Il fait valoir qu’en France, « les hausses des factures d’électricité ont été plafonnées à 4 % et EDF doit passer une charge de 7 milliards de livres pour que les gens ordinaires ne voient pas leur facture s’envoler ».

Tout au long de 2021, le secteur pétrolier a bénéficié de la montée des prix du brut, tombés jusqu’en territoire négatif au printemps 2020.

Ils sont repassés au-dessus du seuil de 90 dollars le baril en janvier, dopés notamment par les tensions géopolitiques autour de l’Ukraine.

Dans son plan de transformation dévoilé mardi, BP dit vouloir devenir une entreprise intégrée d’énergie avec cinq moteurs de croissance : bioénergie, magasins dans ses stations-service, chargement de véhicules électriques, énergies renouvelables et hydrogène.

La pétrolière prévoit de « réduire les émissions de gaz polluants provenant de ses opérations de 50 % d’ici 2030 contre 30 à 35 % visés auparavant, à horizon 2050 ».

Elle veut également augmenter la part de ses investissements dans les activités de transition à plus de 40 % d’ici 2025 et vise environ 50 % d’ici 2050.

BP vise aussi « la neutralité carbone sur tout le cycle de vie des produits qu’il vend d’ici 2050 » alors que jusqu’à présent il comptait « sur une réduction de 50 % de leur intensité d’émissions ».

Demi-teinte

Le géant pétrolier a annoncé il y a deux ans qu’il comptait atteindre la neutralité carbone d’ici 2050, mais a toutefois prévenu qu’il restait focalisé sur son « portefeuille de pétrole et de gaz sur la prochaine décennie ».

Dans son communiqué mardi, BP rappelle ainsi le lancement d’un nouveau projet offshore en Angola (Platina), « le septième gros projet lancé cette année ».

Les majors pétrolières soutiennent que leurs activités traditionnelles d’hydrocarbures sont essentielles pour financer la transition énergétique.

Les ONG écologistes ont eu une réaction en demi-teinte. « La science du climat a montré qu’il ne devrait y avoir aucun nouveau projet de développement de pétrole et gaz pour rester dans la limite de 1,5 degré d’une hausse dangereuse de température », fait valoir Friends of the Earth dans un communiqué.

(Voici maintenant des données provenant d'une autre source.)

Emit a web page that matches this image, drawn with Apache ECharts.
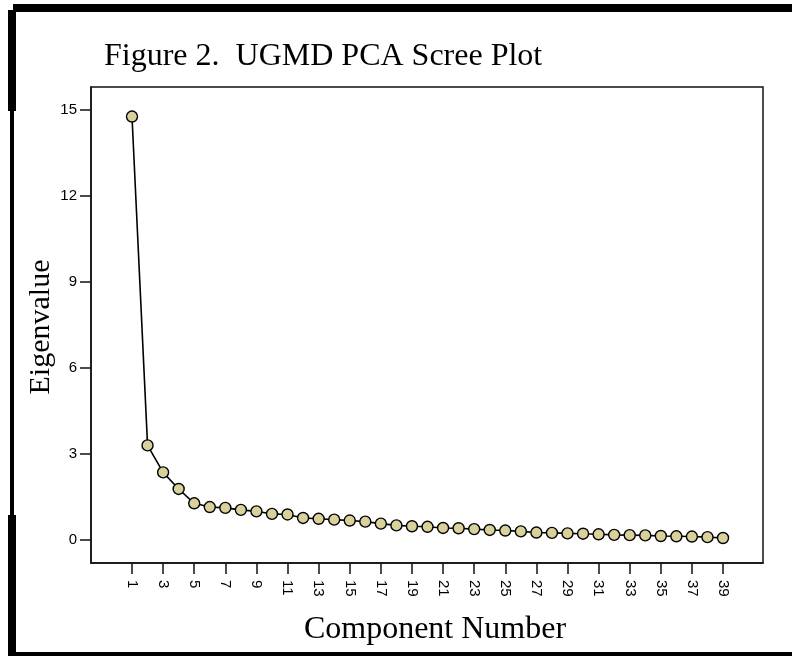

« Nous devons réformer notre système énergétique pour mettre fin à notre dépendance au gaz et au pétrole » en accélérant l’investissement dans les renouvelables et l’efficience énergétique, ajoute l’ONG.

Greenpeace, de son côté, reconnait que BP est « le plus ambitieux des géants pétroliers » pour sa transition « mais il n’est plus possible de résoudre ce problème une entreprise à la fois. […] Les gouvernements doivent intervenir », estime-t-il.

Le premier ministre britannique ne semble pas sur cette ligne. Concernant une éventuelle taxe exceptionnelle, un de ses porte-parole s’est contenté de dire mardi que les entreprises « ayant de bons résultats paieraient plus d’impôts » sur le revenu ou sur les sociétés.

« Le secteur du pétrole et gaz va continuer à jouer un rôle important pendant la transition » énergétique et « investit dans les technologies propres […] dont nous avons besoin pour parvenir à la neutralité carbone », a ajouté ce porte-parole.